La Jonquera (Photo : D.R.)

Je dis ça parce que je suis en colère.

Parce que tant qu’on aura pas expliqué aux petits garçons que les mots sont signifiants, on aura pas commencé à réfléchir sérieusement.

Tu ressens quoi quand ton corps est bafoué par des types qui ont le pouvoir sur toi parce qu’ils ont filé un biffeton à ton mac ?

Le mac, je t’explique pas.

Tu sais. T’en as vu dans des films.

La réponse, tu la prends dans la gueule, pleine face comme ils disent :

« La prostitution, ça pèle un être humain. Je suis à vif. »

Et ce genre de phrases, il y en a plein.

Ça tue.

Ça tue parce que les mots employés sont les bons.
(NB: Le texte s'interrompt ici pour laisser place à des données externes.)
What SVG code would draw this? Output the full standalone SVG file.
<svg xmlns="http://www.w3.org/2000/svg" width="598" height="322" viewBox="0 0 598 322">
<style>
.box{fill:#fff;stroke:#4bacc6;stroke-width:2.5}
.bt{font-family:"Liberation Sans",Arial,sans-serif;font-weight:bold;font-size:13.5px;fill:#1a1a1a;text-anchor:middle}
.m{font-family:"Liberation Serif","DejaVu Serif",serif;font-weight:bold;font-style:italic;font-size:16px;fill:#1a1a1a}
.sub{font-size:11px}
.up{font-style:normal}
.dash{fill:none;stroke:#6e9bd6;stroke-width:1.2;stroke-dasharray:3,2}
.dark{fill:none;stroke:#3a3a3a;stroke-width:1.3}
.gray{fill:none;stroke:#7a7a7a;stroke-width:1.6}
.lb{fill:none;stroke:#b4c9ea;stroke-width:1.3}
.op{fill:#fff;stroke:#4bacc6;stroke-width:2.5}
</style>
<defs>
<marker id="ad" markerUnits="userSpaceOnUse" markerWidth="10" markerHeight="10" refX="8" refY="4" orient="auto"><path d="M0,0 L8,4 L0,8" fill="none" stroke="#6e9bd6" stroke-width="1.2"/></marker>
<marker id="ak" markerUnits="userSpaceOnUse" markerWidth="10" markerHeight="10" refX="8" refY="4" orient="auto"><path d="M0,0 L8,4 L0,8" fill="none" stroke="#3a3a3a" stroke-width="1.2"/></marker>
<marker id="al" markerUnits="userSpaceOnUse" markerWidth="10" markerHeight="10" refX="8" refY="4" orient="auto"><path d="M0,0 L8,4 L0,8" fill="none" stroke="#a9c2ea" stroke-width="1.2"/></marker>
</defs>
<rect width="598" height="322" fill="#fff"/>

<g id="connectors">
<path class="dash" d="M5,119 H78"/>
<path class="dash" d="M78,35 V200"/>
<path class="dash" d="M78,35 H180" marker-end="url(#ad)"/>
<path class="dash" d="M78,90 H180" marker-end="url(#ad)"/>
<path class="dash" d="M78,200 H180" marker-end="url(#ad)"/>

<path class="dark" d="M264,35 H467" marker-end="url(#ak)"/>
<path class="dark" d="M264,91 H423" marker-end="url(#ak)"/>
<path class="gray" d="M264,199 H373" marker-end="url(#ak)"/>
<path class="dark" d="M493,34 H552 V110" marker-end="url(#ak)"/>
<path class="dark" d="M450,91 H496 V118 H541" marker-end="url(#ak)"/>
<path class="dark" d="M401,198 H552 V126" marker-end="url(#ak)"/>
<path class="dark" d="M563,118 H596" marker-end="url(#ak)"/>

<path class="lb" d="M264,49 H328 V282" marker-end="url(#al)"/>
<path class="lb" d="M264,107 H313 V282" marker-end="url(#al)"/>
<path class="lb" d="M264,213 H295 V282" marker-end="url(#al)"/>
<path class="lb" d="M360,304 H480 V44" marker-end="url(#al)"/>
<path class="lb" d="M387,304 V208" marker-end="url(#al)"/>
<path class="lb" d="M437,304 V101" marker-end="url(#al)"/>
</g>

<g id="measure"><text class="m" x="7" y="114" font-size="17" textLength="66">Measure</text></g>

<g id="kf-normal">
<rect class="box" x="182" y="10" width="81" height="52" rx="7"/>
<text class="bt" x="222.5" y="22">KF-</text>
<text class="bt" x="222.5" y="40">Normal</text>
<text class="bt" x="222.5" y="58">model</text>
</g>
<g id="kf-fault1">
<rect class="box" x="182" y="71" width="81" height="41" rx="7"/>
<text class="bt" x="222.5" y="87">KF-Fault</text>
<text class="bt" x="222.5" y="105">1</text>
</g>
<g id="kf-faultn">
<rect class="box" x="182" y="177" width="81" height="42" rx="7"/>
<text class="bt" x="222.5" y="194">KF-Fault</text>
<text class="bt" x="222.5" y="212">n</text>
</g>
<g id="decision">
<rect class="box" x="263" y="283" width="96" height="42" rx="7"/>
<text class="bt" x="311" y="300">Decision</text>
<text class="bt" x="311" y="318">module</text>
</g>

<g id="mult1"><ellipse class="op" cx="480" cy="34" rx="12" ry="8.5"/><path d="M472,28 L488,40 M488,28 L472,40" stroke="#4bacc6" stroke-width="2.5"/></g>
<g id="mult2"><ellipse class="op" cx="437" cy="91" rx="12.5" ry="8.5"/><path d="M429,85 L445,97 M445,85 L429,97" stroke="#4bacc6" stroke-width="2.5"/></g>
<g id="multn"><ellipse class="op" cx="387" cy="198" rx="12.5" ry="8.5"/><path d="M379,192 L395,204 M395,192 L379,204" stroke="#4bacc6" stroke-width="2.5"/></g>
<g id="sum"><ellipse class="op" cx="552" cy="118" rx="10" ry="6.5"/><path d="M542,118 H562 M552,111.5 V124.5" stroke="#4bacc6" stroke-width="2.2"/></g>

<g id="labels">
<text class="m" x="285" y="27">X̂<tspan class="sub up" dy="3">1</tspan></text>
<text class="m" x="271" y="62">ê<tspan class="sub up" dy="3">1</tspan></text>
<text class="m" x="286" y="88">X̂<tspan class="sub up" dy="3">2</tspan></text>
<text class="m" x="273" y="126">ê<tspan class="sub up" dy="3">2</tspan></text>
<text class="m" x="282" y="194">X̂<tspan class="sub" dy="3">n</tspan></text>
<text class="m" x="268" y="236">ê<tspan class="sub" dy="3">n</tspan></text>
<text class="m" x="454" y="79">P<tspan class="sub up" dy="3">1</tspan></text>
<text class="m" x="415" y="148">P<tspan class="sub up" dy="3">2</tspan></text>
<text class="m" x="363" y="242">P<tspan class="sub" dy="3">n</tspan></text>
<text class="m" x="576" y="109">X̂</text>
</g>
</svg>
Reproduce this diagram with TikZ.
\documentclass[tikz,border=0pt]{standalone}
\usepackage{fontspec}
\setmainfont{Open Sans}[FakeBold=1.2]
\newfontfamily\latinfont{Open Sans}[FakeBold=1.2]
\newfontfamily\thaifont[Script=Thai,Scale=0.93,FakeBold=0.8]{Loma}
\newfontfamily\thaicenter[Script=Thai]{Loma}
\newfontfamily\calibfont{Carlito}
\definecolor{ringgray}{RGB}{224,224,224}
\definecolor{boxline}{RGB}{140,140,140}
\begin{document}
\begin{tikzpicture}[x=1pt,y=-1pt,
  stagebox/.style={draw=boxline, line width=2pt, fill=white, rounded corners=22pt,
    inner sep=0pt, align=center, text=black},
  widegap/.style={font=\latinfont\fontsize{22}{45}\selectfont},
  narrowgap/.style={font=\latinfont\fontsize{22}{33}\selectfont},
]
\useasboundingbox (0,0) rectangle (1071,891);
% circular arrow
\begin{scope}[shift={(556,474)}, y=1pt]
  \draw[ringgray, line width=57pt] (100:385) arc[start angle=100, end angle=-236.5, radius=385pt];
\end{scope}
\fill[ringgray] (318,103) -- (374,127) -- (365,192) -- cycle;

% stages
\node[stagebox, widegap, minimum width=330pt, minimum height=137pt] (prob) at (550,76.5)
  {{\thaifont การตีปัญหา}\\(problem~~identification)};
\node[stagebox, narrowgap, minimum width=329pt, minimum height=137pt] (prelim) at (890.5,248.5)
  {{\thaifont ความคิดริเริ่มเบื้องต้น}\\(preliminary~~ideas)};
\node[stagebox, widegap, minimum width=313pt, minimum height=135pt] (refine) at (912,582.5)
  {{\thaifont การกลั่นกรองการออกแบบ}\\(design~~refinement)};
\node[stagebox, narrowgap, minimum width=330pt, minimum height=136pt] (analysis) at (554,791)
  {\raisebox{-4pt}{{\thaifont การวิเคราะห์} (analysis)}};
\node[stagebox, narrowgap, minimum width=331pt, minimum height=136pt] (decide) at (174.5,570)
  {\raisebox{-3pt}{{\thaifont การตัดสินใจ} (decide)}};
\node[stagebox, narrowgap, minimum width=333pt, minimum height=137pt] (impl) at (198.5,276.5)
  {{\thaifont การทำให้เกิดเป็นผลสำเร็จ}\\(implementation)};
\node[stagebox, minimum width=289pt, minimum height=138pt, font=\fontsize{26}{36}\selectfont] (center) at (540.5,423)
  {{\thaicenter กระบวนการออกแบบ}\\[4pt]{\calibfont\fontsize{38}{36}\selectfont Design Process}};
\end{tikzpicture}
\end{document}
Pas possible de les remplacer par d’autres.

Un récit fait de rencontres, de hasards, mais pas de coïncidences.

Les coïncidences, ça n’existe pas, sauf dans les films de Lelouch.

Bégonia tisse une toile qui nous amène, l’air de rien, à une conclusion qu’on sent approcher mais à laquelle on n’a pas très envie de croire, parce que les choses s’arrangent, et parce que merde !

Elle a bien mérité de vivre !

Ce à quoi on veut croire, c’est à un moment d’amour qui pourrait durer un peu plus longtemps, s’éterniser après ces 188 pages…

Mais « Le chagrin d’amour d’une pute, ça compte pour personne », alors t’es triste pour Bégonia… et puis tu finis par l’aimer.

Peut-être parce qu’on a tous eu envie, une fois, d’aider une de ces filles que nos yeux ont croisée au détour d’un carrefour, qu’on soit un mec ou une nana. Juste envie de la prendre par la main pour l’emmener ailleurs.

La première fois que je l’ai ouvert, il y a quelques années, j’étais pas très sûr de mon ressenti après l’avoir refermé.

Mais je l’ai relu, quelques mois après, puis à nouveau il y a deux semaines.

Aujourd’hui, je suis convaincu que c’est un vrai texte, fort, beau, et parfaitement écrit.

Fais-moi confiance…

C’est tout ce que j’ai à dire sur ce roman.

Tu te souviens sans doute de ce mec qui demande à Roxanne d’éteindre la lumière rouge…

Nicolas.

Gran Madam’s, Anne Bourrel, La manufacture de livres, 187 p. , 14€90.